Dr Pantelis Elinas (Data61, Australia)
Dr Fei Mai (Canon Information Systems Research Australia CiSRA)
Dr Geoffrey Taylor (Canon Information Systems Research Australia CiSRA)
Dr Getian Ye (Canon Information Systems Research Australia CiSRA)

Large scale, vision-based person re-identification (or person re-id for short). It is a challenging computer vision and machine learning problem with many practical applications including surveillance, security, and business analytics. Over the years, person re-id has received considerable attention from academia and industry with steady progress in improving re-id accuracy towards a product roadmap for commercial use. However, person re-id, especially for large (hundreds and thousands) camera networks with non-overlapping fields of view still remains largely unsolved. Challenges include large variation in image quality due to person pose, lighting variation, and sensor properties as well as low variability in person appearance. Application of the latest techniques in computer vision and machine learning are paving the way towards a solution but there is much work yet to be done.
In this tutorial consisting of the following 4 sessions, we will introduce the problem of vision-based person re-identification and survey the most researched methods applied to its solution and their performance. We are also going to survey the available datasets for training and evaluating person re-id algorithms and discuss promising future directions and practical implementations. We hope this tutorial will assist members of the DICTA community to get started with research in this challenging problem.
1. Overview and problem definition - The first session will introduce the problem of person re-identification (for large-scale camera networks) and relate it to other similar computer vision problems such as long-term object tracking. Furthermore, the standard evaluation metrics and popular datasets used for benchmarking re-id algorithms will be surveyed and critically discussed.
2. Representation (features) - The second session will consider in depth the problems of representation and feature extraction/selection. This includes an overview of the state-of-the-art engineered and learned image features for characterising a person from single images and videos. The different features will be compared in terms of properties, efficiency of extraction, dimensionality, and matching accuracy using baseline metrics on standard benchmark datasets introduced in the previous session.
3. Matching (classification and metric learning) - The third session will address the challenging problem of person classification by matching the high dimensional features extracted from images. The widely researched and successful application of metric learning methods will be discussed including improvements using classifier ensembles and deep learning as well as extensions for domain adaptation and unsupervised learning.
4. Other topics - In the last session, we will present an overview of additional topics including post-processing techniques, e.g., manifold ranking, fine-grained matching using saliency, latent topic modelling, and human-in-the-loop methods for retrieval applications. Lastly, the challenges of deploying practical person re-identification systems will be discussed including computational and storage requirements for systems with thousands of cameras.

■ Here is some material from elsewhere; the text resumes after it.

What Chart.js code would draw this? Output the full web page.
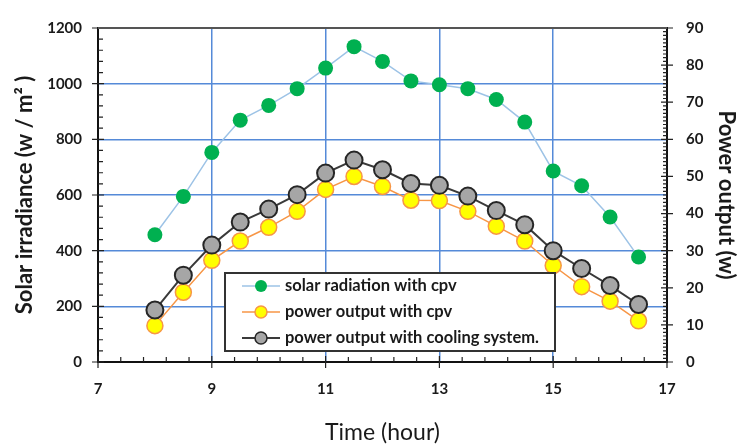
<!DOCTYPE html>
<html>
<head>
<meta charset="utf-8">
<script src="https://cdn.jsdelivr.net/npm/chart.js@4.4.0/dist/chart.umd.min.js"></script>
<style>
  html, body { margin: 0; padding: 0; background: #fff; }
  #wrap { width: 740px; height: 447px; }
</style>
</head>
<body>
<div id="wrap"><canvas id="chart"></canvas></div>
<script>
// data
const hours = [8, 8.5, 9, 9.5, 10, 10.5, 11, 11.5, 12, 12.5, 13, 13.5, 14, 14.5, 15, 15.5, 16, 16.5];
const solarRadiation = [457, 595, 753, 869, 922, 982, 1056, 1133, 1080, 1010, 996, 982, 943, 862, 686, 633, 521, 377];
const powerCpv = [9.8, 18.8, 27.4, 32.6, 36.3, 40.6, 46.5, 50.0, 47.3, 43.6, 43.5, 40.6, 36.6, 32.6, 26.0, 20.3, 16.4, 11.1];
const powerCooling = [14.0, 23.4, 31.5, 37.7, 41.2, 45.1, 50.9, 54.4, 51.8, 48.1, 47.6, 44.7, 40.8, 37.0, 30.0, 25.2, 20.6, 15.5];
const seriesNames = ["solar radiation with cpv", "power output with cpv", "power output with cooling system."];
const xTicks = [7, 9, 11, 13, 15, 17];
const irradianceTicks = [0, 200, 400, 600, 800, 1000, 1200];
const powerTicks = [0, 10, 20, 30, 40, 50, 60, 70, 80, 90];

const FONT = "Lato, 'Open Sans', sans-serif";
const GRID = "#558ad8";

const styles = [
  { line: "#9dc3e6", fill: "#00b050", border: "#00b050", r: 7.5, bw: 0, lw: 1.5 },
  { line: "#f79646", fill: "#ffff00", border: "#f79646", r: 8, bw: 1.5, lw: 1.5 },
  { line: "#3a3a3a", fill: "#a6a6a6", border: "#262626", r: 8.5, bw: 2, lw: 2 },
];

const toPoints = (ys) => hours.map((h, i) => ({ x: h, y: ys[i] }));

// axis frame, minor ticks and the boxed legend
const framePlugin = {
  id: "frame",
  afterDatasetsDraw(chart) {
    const ctx = chart.ctx;
    const { left, right, top, bottom } = chart.chartArea;
    const sx = chart.scales.x, sy = chart.scales.y, sy1 = chart.scales.y1;
    ctx.save();
    ctx.strokeStyle = "#222";
    ctx.lineWidth = 1.2;
    ctx.beginPath();
    for (let i = 0; i <= 25; i++) {
      const px = sx.getPixelForValue(7 + i * 0.4);
      ctx.moveTo(px, bottom); ctx.lineTo(px, bottom - 5);
    }
    xTicks.forEach(v => {
      const px = sx.getPixelForValue(v);
      ctx.moveTo(px, bottom - 6); ctx.lineTo(px, bottom + 6);
    });
    for (let v = 0; v <= 1200; v += 40) {
      const py = sy.getPixelForValue(v);
      ctx.moveTo(left, py); ctx.lineTo(left + 5, py);
    }
    irradianceTicks.forEach(v => {
      const py = sy.getPixelForValue(v);
      ctx.moveTo(left - 6, py); ctx.lineTo(left + 6, py);
    });
    for (let v = 0; v <= 90; v += 1) {
      const py = sy1.getPixelForValue(v);
      ctx.moveTo(right, py); ctx.lineTo(right - 4, py);
    }
    powerTicks.forEach(v => {
      const py = sy1.getPixelForValue(v);
      ctx.moveTo(right - 6, py); ctx.lineTo(right + 6, py);
    });
    ctx.stroke();

    ctx.strokeStyle = "#555";
    ctx.lineWidth = 2;
    ctx.beginPath();
    ctx.moveTo(left, top); ctx.lineTo(right, top);
    ctx.stroke();

    // legend
    const bx = 225, by = 273, bw = 330, bh = 78;
    ctx.fillStyle = "#fff";
    ctx.fillRect(bx, by, bw, bh);
    ctx.strokeStyle = "#333";
    ctx.lineWidth = 2;
    ctx.strokeRect(bx, by, bw, bh);
    ctx.font = "bold 16.5px " + FONT;
    ctx.textBaseline = "middle";
    seriesNames.forEach((name, i) => {
      const st = styles[i];
      const y = by + 13 + i * 26;
      ctx.strokeStyle = st.line;
      ctx.lineWidth = st.lw;
      ctx.beginPath();
      ctx.moveTo(bx + 17, y); ctx.lineTo(bx + 55, y);
      ctx.stroke();
      ctx.beginPath();
      ctx.arc(bx + 36, y, 6, 0, Math.PI * 2);
      ctx.fillStyle = st.fill;
      ctx.fill();
      if (st.bw) { ctx.strokeStyle = st.border; ctx.lineWidth = 1.5; ctx.stroke(); }
      ctx.fillStyle = "#1a1a1a";
      ctx.fillText(name, bx + 60, y);
    });
    ctx.restore();
  },
};

const datasets = [solarRadiation, powerCpv, powerCooling].map((ys, i) => ({
  label: seriesNames[i],
  data: toPoints(ys),
  yAxisID: i === 0 ? "y" : "y1",
  borderColor: styles[i].line,
  borderWidth: styles[i].lw,
  pointBackgroundColor: styles[i].fill,
  pointBorderColor: styles[i].border,
  pointBorderWidth: styles[i].bw,
  pointRadius: styles[i].r,
  tension: 0,
  order: [0, 2, 1][i],
}));

const plain = (v) => String(v);

new Chart(document.getElementById("chart"), {
  type: "line",
  data: { datasets },
  plugins: [framePlugin],
  options: {
    responsive: true,
    maintainAspectRatio: false,
    animation: false,
    layout: { padding: { top: 21, left: 0, right: 0, bottom: 0 } },
    plugins: { legend: { display: false }, tooltip: { enabled: false } },
    scales: {
      x: {
        type: "linear",
        min: 7, max: 17,
        afterBuildTicks: (s) => { s.ticks = xTicks.map(v => ({ value: v })); },
        afterFit: (s) => { s.height = 85; },
        grid: { color: (c) => (c.tick && (c.tick.value === 7 || c.tick.value === 17)) ? "rgba(0,0,0,0)" : GRID, lineWidth: 1.5, drawTicks: false },
        border: { color: "#111", width: 2 },
        ticks: { padding: 18, color: "#1a1a1a", callback: plain, font: { family: FONT, size: 15, weight: "bold" }, maxRotation: 0 },
        title: { display: true, text: "Time (hour)", color: "#1a1a1a", font: { family: FONT, size: 23 }, padding: { top: 0, bottom: 1 } },
      },
      y: {
        position: "left",
        min: 0, max: 1200,
        afterBuildTicks: (s) => { s.ticks = irradianceTicks.map(v => ({ value: v })); },
        afterFit: (s) => { s.width = 98; },
        grid: { color: (c) => (c.tick && (c.tick.value === 0 || c.tick.value === 1200)) ? "rgba(0,0,0,0)" : GRID, lineWidth: 1.5, drawTicks: false },
        border: { color: "#111", width: 2 },
        ticks: { padding: 16, color: "#1a1a1a", callback: plain, font: { family: FONT, size: 15, weight: "bold" } },
        title: { display: true, text: "Solar irradiance (w / m² )", color: "#1a1a1a", font: { family: FONT, size: 22, weight: "bold" }, padding: { top: 12, bottom: 0 } },
      },
      y1: {
        position: "right",
        min: 0, max: 90,
        afterBuildTicks: (s) => { s.ticks = powerTicks.map(v => ({ value: v })); },
        afterFit: (s) => { s.width = 73; },
        grid: { drawOnChartArea: false, drawTicks: false },
        border: { color: "#111", width: 2 },
        ticks: { padding: 19, color: "#1a1a1a", callback: plain, font: { family: FONT, size: 15, weight: "bold" } },
        title: { display: true, text: "Power output (w)", color: "#1a1a1a", font: { family: FONT, size: 22, weight: "bold" }, padding: { top: 1, bottom: 0 } },
      },
    },
  },
});
</script>
</body>
</html>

Tutorial 4: Consistent sequential dictionary learning

Dr Karim Seghouane (The University of Melbourne)
Abstract: Algorithms for learning overcomplete dictionaries for sparse signal representation are mostly iterative minimization methods. Such algorithms (including the popular K-SVD) alternate between a sparse coding stage and a dictionary update stage. For most, however, the notion of consistency of the learned quantities has not been addressed. As an example, the non-consistency of the dictionary learned by K-SVD will be discussed in this presentation. New adaptive dictionary learning algorithms are presented based on the observation that the observed signals can be approximated as a sum of matrices of the same or different ranks. The proposed methods are derived via sequential penalized rank one or K matrix approximation, where a sparsity norm is introduced as a penalty that promotes sparsity. The proposed algorithms use block coordinate descent approach to consistently estimate the unknowns and have the advantage of having simple closed form solutions for both sparse coding and dictionary update stages. The consistency properties of both the estimated sparse code and dictionary atom are discussed. Experimental results are presented on simulated data and on a real functional magnetic resonance imaging (fMRI) dataset from a finger tapping experiment. Results illustrate the performance improvement of the proposed algorithm compared to other existing algorithms.